11. The finding that the vehicle was not used abroad for three months is contrary to record. As per the dates given above, the car was there for more than a year while the petitioner was corresponding with the Customs authorities in India.
12. The third reason given was that it was financed by her son-in-law. This reasoning is connected with the other reasonings, because it was throughout the case of the petitioner that she had been keeping her savings with her son-in-law and when she wanted, her son-in-law gave her the cheque which was deposited in her saving account. The Account also had a credit entry of Pounds 3,062.50 which was received by the petitioner as social security benefit. The case of the respondents is that this amount of Pounds 3,062.50 which was received by her as social security benefit cannot be called as earning within the meaning of the policy. Surely it was not an illegal gain which the petitioner obtained. She got the money in accordance with law to her credit. The moment she received the amount in her credit, it is a part of her earning or saving. It is not because on somebody else labour that the petitioner got the amount of social security benefit. It cannot be called anything but the earning of the petitioner. In any case there was sufficient income apart from social security benefit which enables the petitioner to buy the car.

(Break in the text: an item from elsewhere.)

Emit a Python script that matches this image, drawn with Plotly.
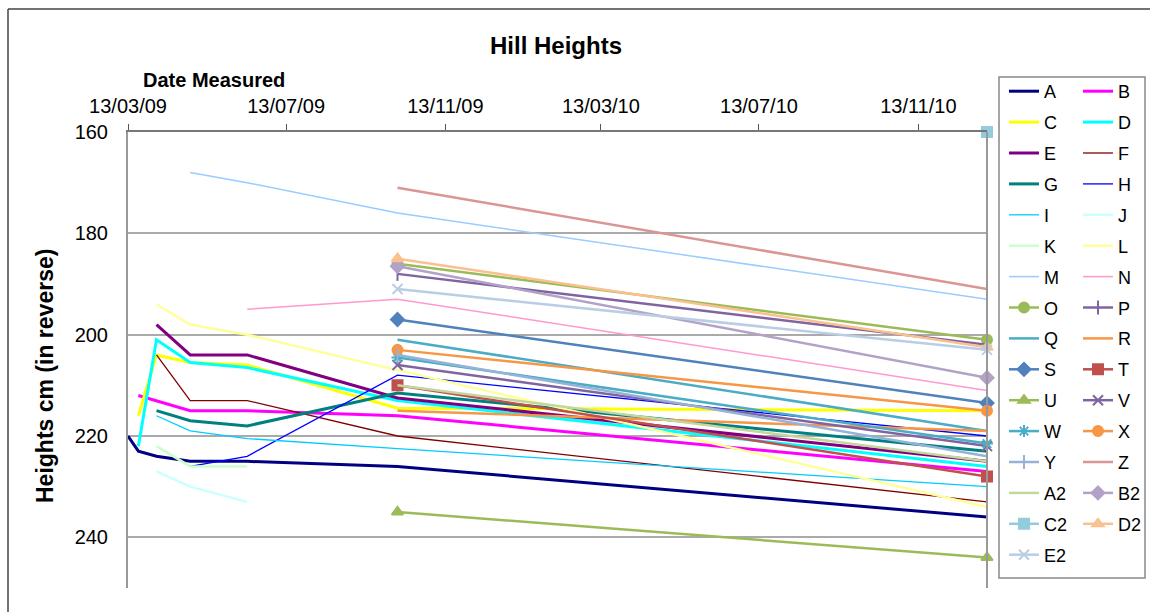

13. Normally it appears to us to be pure question of fact as to whether the car was purchased from the earning of the petitioner and findings in such matters are pure findings of fact and not liable to be interfered with while exercising jurisdiction under Article 226 of the Constitution of India. But every finding of fact has to be based on some evidence and supposed to be on some material. Apart from finding the holes in the material furnished by the petitioner, respondents made no effort whatsoever to rebut the case of the petitioner.
14. For all these reasons we are constrained to quash the impugned order which is hereby quashed and the respondents are directed to permit the petitioner to import the disputed car on payment of duty in accordance with law. The car on import will be subject to restrictions of clearance on a person residing abroad and returning back to India on transfer. Respondent No. 2 is further directed to issue the necessary detention certificate to enable the petitioner to clear the car without paying demurrage to the Port Trust Authority.
15. Parties are, however, left to bear their own costs of the present proceedings.